The rape then becomes not-rape because he is the hero, and his worldview is the normative view. The hero is generally right about everything, from the dire consequences should the heroine attempt a foolish stunt to the fact she’ll eventually beg for his hot, hot mansauce. If the heroine is infatuated with somebody else, the other man is usually portrayed as too weak or too stodgy for her feisty ways; the hero assures her she would’ve run roughshod over the rival, consequently become bored, and lose respect for him. The sexual aggression becomes a way of contrasting the hero with the less sexually effective rival. The idea implicit in most Old Skool romances seems to be that an aggressive, lively woman needs an even more aggressive, lively man to “tame” her, a term that shows up with regularity in Old Skool romance novels; like much of the fiction of that time, lack of aggressiveness in males is often presented as emasculating.
THE MARTYR THEORY
Romance-novel rape, because of the way it’s framed, may appeal to readers for its martyr fantasy value. This is especially true in which the hero feels great remorse for his acts and grovels for forgiveness by the end of the book.

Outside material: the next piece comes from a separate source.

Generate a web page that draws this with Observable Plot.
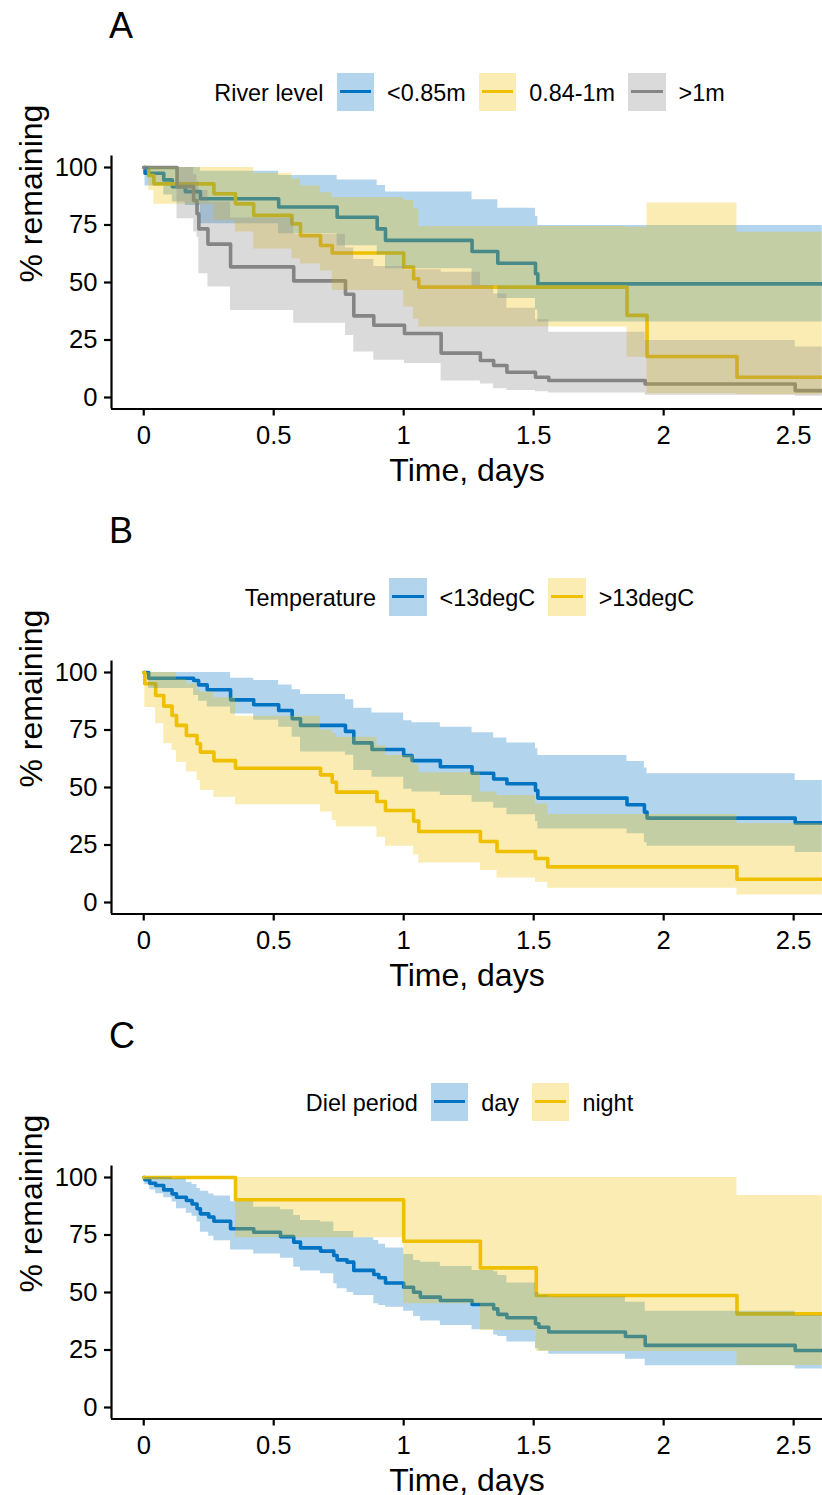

Oftentimes, the heroine is the only one who knows she’s virtuous and doing the right thing, despite horrible misconceptions by the hero. The readers, however, are privy to her virtue, thus making them complicit in her virtue and martyrdom. In the hero-normative world of the Old Skool romance, the hero finding out he was wrong about the heroine’s sexual purity was pretty much the only victory allowed the heroine, and this victory, because of its incredibly limited nature, is disproportionately satisfying. The catharsis and vindication when the hero apologizes by the end of the book are especially delicious as a consequence.